Simon Peter’s Storehouse is the name given to a “mission of love” and a building, located on the Living Word Church campus, 3831 N. Kickapoo, that has provided food for people in the Pottawatomie County area for 14 years.
“It’s a joint thing between a few different people,” Pastor J. Clifton Briscoe said. “Someone in our church had the desire, I supported them and it grew from there. It started with going to Larry Jones and him donating some food, which we kept in our baptistry. People kept donating food and we bought food and it grew, so then we built a building and now we have a large refrigerator unit — a combination freezer and refrigerator.”
Briscoe said one couple, Rick and Phyllis Howard, “have basically given their lives” to the food pantry and are the organizers of Simon Peter’s Storehouse, although at least 15 to 20, or more, volunteers help with the pantry.

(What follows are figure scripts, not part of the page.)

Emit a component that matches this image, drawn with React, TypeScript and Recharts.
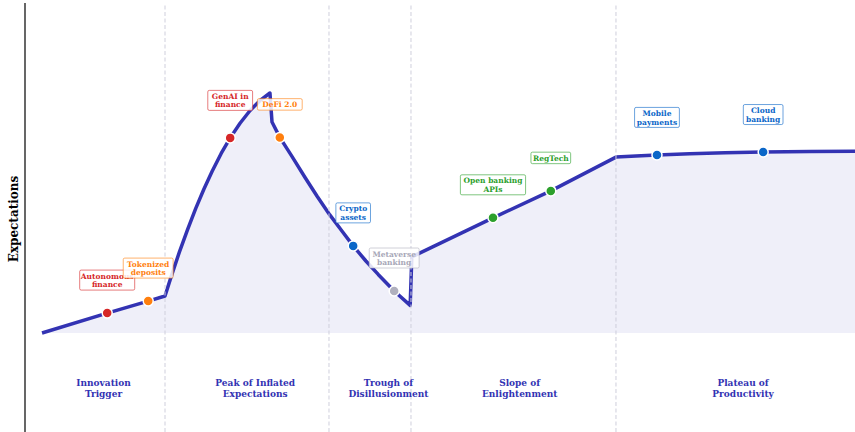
import {
  ComposedChart,
  Area,
  Scatter,
  XAxis,
  YAxis,
  ReferenceLine,
} from "recharts";

// hype curve
const curveX = [
  0, 1.59, 2.59, 3.0,
  3.15, 3.35, 3.55, 3.75, 3.95, 4.15, 4.37, 4.59, 4.83, 5.07, 5.32, 5.56,
  5.61, 5.8, 6.1, 6.42, 6.71, 7.02, 7.32, 7.59, 7.9, 8.2, 8.59, 8.98,
  9.02, 11.0, 12.41, 14.0,
  14.49, 15.0, 15.8, 16.66, 17.59, 18.73, 20,
];
const curveY = [
  0, 0.83, 1.33, 1.54,
  2.35, 3.37, 4.31, 5.19, 6.0, 6.74, 7.48, 8.13, 8.74, 9.26, 9.69, 10.0,
  8.79, 8.15, 7.35, 6.47, 5.7, 4.92, 4.24, 3.63, 3.0, 2.44, 1.75, 1.15,
  3.17, 4.8, 5.92, 7.33,
  7.38, 7.42, 7.47, 7.51, 7.54, 7.56, 7.58,
];

// technologies placed on the curve
const techNames = [
  "Autonomous\nfinance",
  "Tokenized\ndeposits",
  "GenAI in\nfinance",
  "DeFi 2.0",
  "Crypto\nassets",
  "Metaverse\nbanking",
  "Open banking\nAPIs",
  "RegTech",
  "Mobile\npayments",
  "Cloud\nbanking",
];
const techX = [1.59, 2.59, 4.59, 5.8, 7.59, 8.59, 11.0, 12.41, 15.0, 17.59];
const techY = [0.83, 1.33, 8.13, 8.15, 3.63, 1.75, 4.8, 5.92, 7.42, 7.54];
const techGroup = ["hot", "rising", "hot", "rising", "mature", "faded", "growing", "growing", "mature", "mature"];

// phases
const phaseNames = [
  "Innovation\nTrigger",
  "Peak of Inflated\nExpectations",
  "Trough of\nDisillusionment",
  "Slope of\nEnlightenment",
  "Plateau of\nProductivity",
];
const phaseX = [1.5, 5.2, 8.45, 11.65, 17.1];
const phaseBounds = [3, 7, 9, 14];

const X_MIN = -0.415;
const X_MAX = 19.83;
const Y_MIN = -4.125;
const Y_MAX = 13.75;
const PHASE_Y = -2.31;

const LINE = "#3333b3";
const FONT = "DejaVu Serif";

const groupColor: Record<string, string> = {
  hot: "#d62728",
  rising: "#ff7f0e",
  mature: "#0a66c8",
  growing: "#2ca02c",
  faded: "#b0b0be",
};
const groupText: Record<string, string> = {
  hot: "#d62728",
  rising: "#ff7f0e",
  mature: "#0a66c8",
  growing: "#2ca02c",
  faded: "#a8a8b8",
};

// a few labels sit a bit higher
const raised = ["GenAI in\nfinance", "Mobile\npayments", "Cloud\nbanking"];

function TechMark(props: any) {
  const { cx, cy, payload } = props;
  const lines: string[] = payload.name.split("\n");
  const color = groupColor[payload.group];
  const w = Math.max(...lines.map((l) => l.length)) * 5.1 + 4;
  const h = lines.length * 8.5 + 3;
  const mid = cy - (raised.includes(payload.name) ? 37.5 : 33);
  const top = mid - h / 2;
  return (
    <g>
      <circle cx={cx} cy={cy} r={5} fill={color} stroke="#fff" strokeWidth={1.5} />
      <rect
        x={cx - w / 2}
        y={top}
        width={w}
        height={h}
        rx={1.5}
        fill="#fff"
        fillOpacity={0.85}
        stroke={color}
        strokeOpacity={0.6}
        strokeWidth={1}
      />
      <text
        fontFamily={FONT}
        fontWeight="bold"
        fontSize={7.5}
        fill={groupText[payload.group]}
        textAnchor="middle"
      >
        {lines.map((l, i) => (
          <tspan key={i} x={cx} y={top + 8.6 + i * 8.5}>
            {l}
          </tspan>
        ))}
      </text>
    </g>
  );
}

function PhaseLabel(props: any) {
  const { cx, cy, payload } = props;
  const lines: string[] = payload.name.split("\n");
  return (
    <text fontFamily={FONT} fontWeight="bold" fontSize={9} fill={LINE} textAnchor="middle">
      {lines.map((l, i) => (
        <tspan key={i} x={cx} y={cy - 2 + i * 11}>
          {l}
        </tspan>
      ))}
    </text>
  );
}

export default function App() {
  const curve = curveX.map((x, i) => ({ x, y: curveY[i] }));
  const techs = techNames.map((name, i) => ({
    name,
    x: techX[i],
    y: techY[i],
    group: techGroup[i],
  }));
  const phases = phaseNames.map((name, i) => ({ name, x: phaseX[i], y: PHASE_Y }));

  return (
    <div style={{ position: "absolute", left: 0, top: 0, width: 855, height: 432, background: "#fff" }}>
      <ComposedChart
        width={855}
        height={432}
        data={curve}
        margin={{ top: 3, right: 0, bottom: 0, left: 0 }}
      >
        <XAxis type="number" dataKey="x" domain={[X_MIN, X_MAX]} hide allowDataOverflow />
        <YAxis
          type="number"
          dataKey="y"
          domain={[Y_MIN, Y_MAX]}
          width={25}
          tick={false}
          tickLine={false}
          axisLine={{ stroke: "#000", strokeWidth: 1.2 }}
          allowDataOverflow
        />
        {phaseBounds.map((b) => (
          <ReferenceLine key={b} x={b} stroke="#cfcfdc" strokeWidth={1} strokeDasharray="4 2.5" />
        ))}
        <Area
          type="linear"
          dataKey="y"
          stroke={LINE}
          strokeWidth={3.5}
          strokeLinejoin="round"
          fill={LINE}
          fillOpacity={0.08}
          dot={false}
          activeDot={false}
          isAnimationActive={false}
        />
        <Scatter data={phases} dataKey="y" shape={PhaseLabel} isAnimationActive={false} />
        <Scatter data={techs} dataKey="y" shape={TechMark} isAnimationActive={false} />
        <text
          x={14}
          y={219}
          transform="rotate(-90, 14, 219)"
          textAnchor="middle"
          dominantBaseline="central"
          fontFamily={FONT}
          fontWeight="bold"
          fontSize={12}
          fill="#000"
        >
          Expectations
        </text>
      </ComposedChart>
    </div>
  );
}
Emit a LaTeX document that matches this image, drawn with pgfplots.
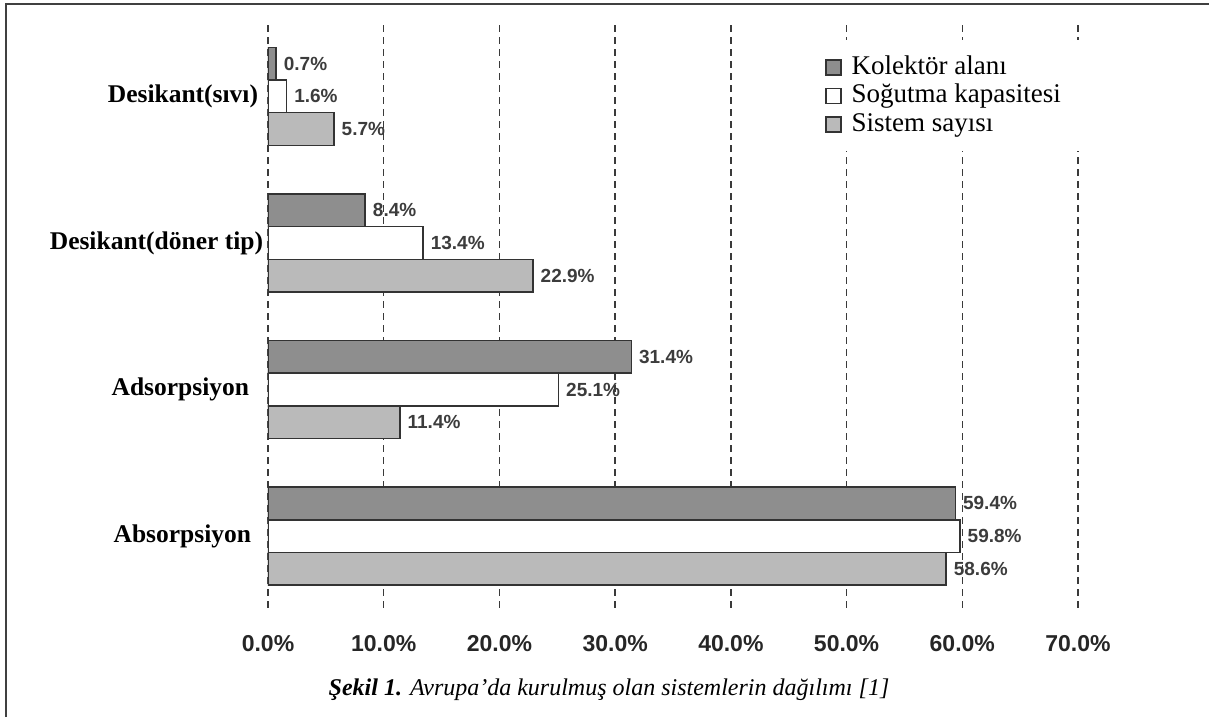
\documentclass[border=0pt]{standalone}
\usepackage{fontspec}
\setmainfont{Liberation Serif}
\setsansfont{Liberation Sans}
\usepackage{pgfplots}
\pgfplotsset{compat=1.18}
\definecolor{darkbar}{HTML}{8E8E8E}
\definecolor{lightbar}{HTML}{BABABA}
\definecolor{edge}{HTML}{333333}
\definecolor{gridc}{HTML}{3A3A3A}
\definecolor{labc}{HTML}{3C3C3C}
\newcommand{\lf}{\fontsize{13.5}{15}\selectfont}
\begin{document}
\begin{tikzpicture}
\useasboundingbox (0,0) rectangle (604.5pt,358.5pt);
\draw[color=black!75, line width=1pt] (3pt,0) -- (3pt,356.5pt) -- (604.5pt,356.5pt);
\begin{axis}[
  at={(134pt,54.5pt)}, anchor=south west,
  scale only axis, width=405pt, height=292.5pt,
  xmin=0, xmax=70, ymin=-0.49, ymax=3.5,
  xbar, bar width=16.35pt,
  axis line style={draw=none},
  major tick style={draw=none},
  xtick={0,10,...,70},
  xmajorgrids,
  major grid style={gridc, line width=0.7pt, dash pattern=on 3.5pt off 2.5pt},
  /pgf/number format/assume math mode=true,
  xticklabel={\pgfmathprintnumber[fixed,fixed zerofill,precision=1]{\tick}\%},
  xticklabel style={font=\sffamily\bfseries\fontsize{11.5}{13}\selectfont, text=black!85, anchor=base, yshift=-21.75pt, inner sep=0pt},
  ytick={0,1,2,3},
  yticklabels={Absorpsiyon\hspace*{-1pt}, Adsorpsiyon, Desikant(döner tip)\hspace*{-7pt}, Desikant(sıvı)\hspace*{-4.5pt}},
  yticklabel style={font=\bfseries\fontsize{12.75}{14}\selectfont, anchor=east, inner sep=0pt, xshift=-5pt},
  point meta=x,
  nodes near coords={\pgfmathprintnumber[fixed,fixed zerofill,precision=1]{\pgfplotspointmeta}\%},
  every node near coord/.append style={font=\sffamily\bfseries\fontsize{9.5}{11}\selectfont, text=labc, anchor=west, inner sep=0pt, xshift=3.5pt},
  legend cell align=left,
  legend image code/.code={\draw[#1, line width=0.6pt] (0pt,-3.75pt) rectangle (7.5pt,3.75pt);},
  legend style={at={(0.663,0.9709)}, anchor=north west, draw=none, fill=white,
    inner xsep=10pt, inner ysep=7pt, row sep=1.25pt,
    nodes={inner sep=0pt, text height=10pt, text depth=3pt},
    /tikz/every odd column/.append style={column sep=5pt}},
]
\addplot[draw=edge, line width=0.75pt, fill=darkbar, bar shift=16.35pt] coordinates {(59.4,0) (31.4,1) (8.4,2) (0.7,3)};
\addplot[draw=edge, line width=0.75pt, fill=white, bar shift=0pt] coordinates {(59.8,0) (25.1,1) (13.4,2) (1.6,3)};
\addplot[draw=edge, line width=0.75pt, fill=lightbar, bar shift=-16.35pt] coordinates {(58.6,0) (11.4,1) (22.9,2) (5.7,3)};
\legend{\lf Kolektör alanı, \lf Soğutma kapasitesi, \lf Sistem sayısı}
\end{axis}
\node[anchor=base, font=\fontsize{12}{14}\selectfont\itshape] at (304.5pt,11pt) {\textbf{Şekil 1.} Avrupa’da kurulmuş olan sistemlerin dağılımı [1]};
\end{tikzpicture}
\end{document}
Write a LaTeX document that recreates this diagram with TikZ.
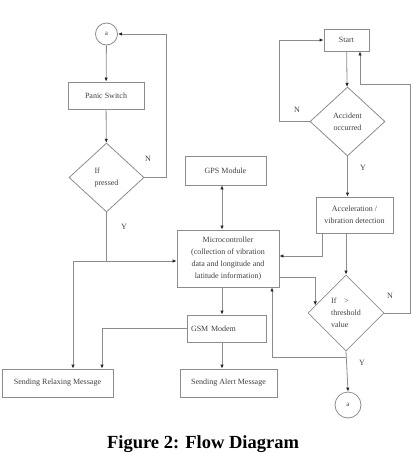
\documentclass[tikz,border=0pt]{standalone}
\usepackage{fontspec}
\setmainfont{Liberation Serif}[BoldFont={Liberation Serif Bold}]
\usetikzlibrary{shapes.geometric,arrows.meta}
\begin{document}
\begin{tikzpicture}[x=1pt,y=-1pt,
  line/.style={draw=black!45, line width=0.8pt},
  arr/.style={line, -{Latex[length=4pt,width=3.5pt,color=black!85]}},
  darr/.style={line, {Latex[length=4pt,width=3.5pt,color=black!85]}-{Latex[length=4pt,width=3.5pt,color=black!85]}},
  box/.style={draw=black!45, line width=0.8pt, rectangle, inner sep=2pt, align=center, text=black!75, font=\fontsize{8}{12}\selectfont},
  dia/.style={draw=black!45, line width=0.8pt, diamond, inner sep=0pt, text=black!75, font=\fontsize{8}{12}\selectfont},
  conn/.style={draw=black!45, line width=0.8pt, circle, inner sep=0pt, text=black!75, font=\fontsize{7}{8}\selectfont},
  lbl/.style={text=black!75, font=\fontsize{8}{10}\selectfont, inner sep=0pt}
]
\useasboundingbox (0,0) rectangle (413,453);
\clip (0,0) rectangle (413,453);

% left column
\node[conn, minimum size=22pt] (c1) at (106.5,34) {a};
\node[box, minimum width=76pt, minimum height=27pt] (panic) at (106,95.5) {Panic Switch};
\node[dia, minimum width=75pt, minimum height=69pt, align=left] (d1) at (106.5,177.5) {If\\pressed};
\node[box, minimum width=111pt, minimum height=28pt] (relax) at (57.5,383) {Sending Relaxing Message};

% middle column
\node[box, minimum width=81pt, minimum height=29pt] (gps) at (225.5,170.5) {GPS Module};
\node[box, minimum width=102pt, minimum height=57pt] (micro) at (228,258.5) {Microcontroller\\(collection of vibration\\data and longitude and\\latitude information)};
\node[box, minimum width=79pt, minimum height=27pt, text width=71pt, align=left, inner xsep=4pt] (gsm) at (226.5,328.5) {GSM Modem};
\node[box, minimum width=97pt, minimum height=28pt] (alert) at (228.5,383) {Sending Alert Message};

% right column
\node[box, minimum width=45pt, minimum height=22pt] (start) at (346.5,40) {Start};
\node[dia, minimum width=75pt, minimum height=69pt, align=center] (d2) at (347.5,121.5) {Accident\\occurred};
\node[box, minimum width=77pt, minimum height=36pt] (accel) at (354.5,215) {Acceleration /\\vibration detection};
\node[dia, minimum width=76pt, minimum height=76pt, align=left] (d3) at (346,313) {If\ \ \ \ >\\threshold\\value};
\node[conn, minimum size=26pt] (c2) at (348,405) {a};

% junction coordinates
\coordinate (j1) at (106.5,261);
\coordinate (j2) at (73,261);
\coordinate (n1) at (166,34);
\coordinate (g1) at (102,328.5);
\coordinate (xm) at (222,0);
\coordinate (s1) at (279,40);
\coordinate (a1) at (322,256);
\coordinate (r1) at (410,84);
\coordinate (r2) at (360,84);
\coordinate (b1) at (346,357);
\coordinate (b2) at (272,357);

% left connectors
\draw[arr] (c1) -- (panic);
\draw[arr] (panic) -- (d1);
\draw[arr] (d1.east) -| (n1) -- (c1.east);
\draw[line] (d1.south) -- (j1);
\draw[line] (j1) -- (j2);
\draw[arr] (j1) -- (micro.west |- j1);
\draw[arr] (j2) -- (relax.north -| j2);

% middle connectors
\draw[darr] (gps.south -| xm) -- (micro.north -| xm);
\draw[arr] (micro.south -| xm) -- (gsm.north -| xm);
\draw[arr] (gsm.south -| xm) -- (alert.north -| xm);
\draw[arr] (gsm.west) -- (g1) -- (relax.north -| g1);

% right connectors
\draw[arr] (start) -- (d2);
\draw[arr] (d2.west) -| (s1) -- (start.west);
\draw[arr] (d2) -- (accel.north -| d2);
\draw[arr] (accel.south -| a1) -- (a1) -- (micro.east |- a1);
\draw[arr] (accel.south -| d3) -- (d3.north);
\draw[arr] ([yshift=-18.5pt]micro.east) -| (d3.166);
\draw[arr] (d3.east) -| (r1) -- (r2) -- (start.south -| r2);
\draw[arr] (d3.south) -- (c2.north);
\draw[arr] (b1) -- (b2) -- (micro.south -| b2);

% labels
\node[lbl] (ln1) at (148,159) {N};
\node[lbl] (ly1) at (124,227) {Y};
\node[lbl] (ln2) at (297,110) {N};
\node[lbl] (ly2) at (363,168) {Y};
\node[lbl] (ln3) at (390,296) {N};
\node[lbl] (ly3) at (362,363) {Y};

% caption
\node[anchor=base, inner sep=0pt, font=\bfseries\fontsize{18.5}{22}\selectfont] (cap) at (203,448) {Figure 2: Flow Diagram};
\end{tikzpicture}
\end{document}
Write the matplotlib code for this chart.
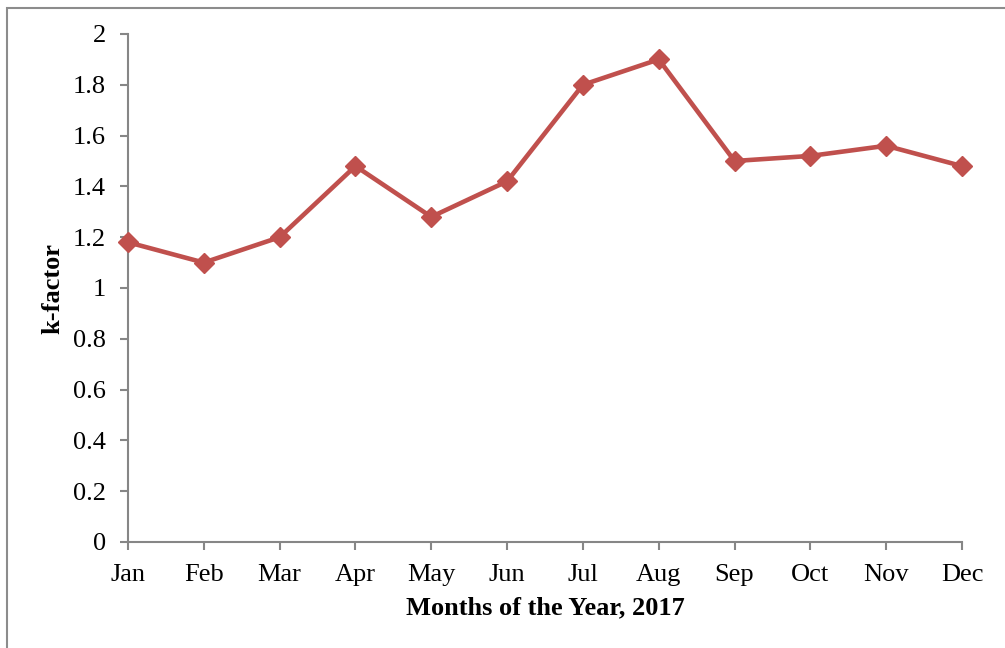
import matplotlib
matplotlib.use("Agg")
import matplotlib.pyplot as plt
from matplotlib.patches import Rectangle

months = ["Jan", "Feb", "Mar", "Apr", "May", "Jun",
          "Jul", "Aug", "Sep", "Oct", "Nov", "Dec"]
k_factor = [1.18, 1.10, 1.20, 1.48, 1.28, 1.42,
            1.80, 1.90, 1.50, 1.52, 1.56, 1.48]
y_ticks = [0, 0.2, 0.4, 0.6, 0.8, 1, 1.2, 1.4, 1.6, 1.8, 2]
y_tick_labels = ["0", "0.2", "0.4", "0.6", "0.8", "1", "1.2", "1.4", "1.6", "1.8", "2"]

plt.rcParams["font.family"] = ["Liberation Serif", "DejaVu Serif"]

W, H = 1005, 648
fig = plt.figure(figsize=(W / 100, H / 100), dpi=100)
fig.patch.set_facecolor("white")

# outer frame of the chart area
fig.add_artist(Rectangle((7 / W, -0.05), 1.2, 1 - 8 / H + 0.05,
                         transform=fig.transFigure, fill=False,
                         edgecolor="#8c8c8c", linewidth=1.5))

ax = fig.add_axes([128 / W, 1 - 542 / H, (962 - 128) / W, (542 - 34) / H])
x = list(range(len(months)))
ax.plot(x, k_factor, color="#C0504D", linewidth=3.3, marker="D",
        markersize=10, markeredgecolor="#C0504D", clip_on=False, zorder=3)

ax.set_xlim(0, len(months) - 1)
ax.set_ylim(0, 2)
ax.set_xticks(x)
ax.set_xticklabels(months)
ax.set_yticks(y_ticks)
ax.set_yticklabels(y_tick_labels)

for side in ("top", "right"):
    ax.spines[side].set_visible(False)
for side in ("left", "bottom"):
    ax.spines[side].set_color("#868686")
    ax.spines[side].set_linewidth(1.5)

ax.tick_params(axis="both", direction="out", length=6, width=1.5,
               color="#868686", labelsize=19, labelcolor="black")
ax.tick_params(axis="x", pad=10)
ax.tick_params(axis="y", pad=10)

ax.set_xlabel("Months of the Year, 2017", fontsize=19, fontweight="bold", labelpad=7)
ax.set_ylabel("k-factor", fontsize=19, fontweight="bold", labelpad=6)

fig.savefig("out.png", dpi=100, facecolor="white")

“On any given Friday, at least 15 people help unload the truck with a forklift the church purchased — and they really work; the whole time they are here — it usually takes from about 10 a.m. to noon, they are busy working,” Briscoe said. “Tuesdays and Thursdays, when we are distributing the food, there are about 20 volunteers.”
The pastor said the volume of food distributed in 2009 is a good indicator of just how much work the volunteers dedicate to the pantry. He said a total of 501,505 pounds of food were distributed to about 3,856 families — 11,798 people — last year.
In 2009, the church bought 176,781 pounds of food and received another 324,734 pounds in combined donations from the Regional Food Bank of Oklahoma in Oklahoma City, from doughnut shops in Shawnee and from an area grocer.
The food bank at the “small” church is “one of the top three in Oklahoma, according to the Regional Food Bank in Oklahoma City,” Briscoe said.
In a typical week, between 50 to 150 families are served. However, in February and March the number of those served stays closer to 50 per week, “because that is when a lot of families are getting their tax returns,” he said.
Still, each week remains quite busy for the volunteers, regardless of the number of families who visit the pantry, Briscoe said.
“Mondays, Wednesdays and Fridays, they go get the food from the donors and a semi truck comes from Oklahoma City Fridays,” he said. “Tuesdays and Thursdays are our distribution days. On those days, the pantry is open from about 4:30 p.m. to 6:30 p.m. — sometimes later — and not only do they get the food but we minister the Word of God to them. They don’t have to hear the message but about 99 percent do choose to. And we have a Christian movie playing too.”
Briscoe said all that is required of individuals and families who are in need of assistance from the pantry is “some form of identification, proof of residency and a birth certificate or Social Security number for those in the family.”
Those who visit the pantry are able to return every other month, although those experiencing “really dire circumstances” are usually allowed to return more frequently.
“There is an incredible influx of people coming in,” Briscoe said. “The food is free ... anybody is welcome regardless of race, color, creed or religious affiliation. Any family can come at least six times per year, depending on need. Typically, a family receives enough food for three meals per day for 14 days per person — in other words, 42 meals per person.”
In addition to non-perishable food items, Simon Peter’s Storehouse also provides those they serve with a variety of meats, such as chicken or hamburger, and sometimes, fruits and vegetables. A separate clothing ministry also attempts to help those who are in need of those items; and a children’s ministry is available on Friday nights.
Briscoe said he believes it is important for others in the community to know the kind of love and generosity the volunteers at the pantry — and those who provide the money and donations at the church — provide to others in the area.
“We are not soliciting funds; we do not need it,” he said. “We just want people to know what these people are doing and how they are trying to help others. We’re a missions church, so I bring it up each sermon — there’s not really any special offering taken. We’re just a small church with big givers, so it always works out. Probably our biggest expense is the electric bill.”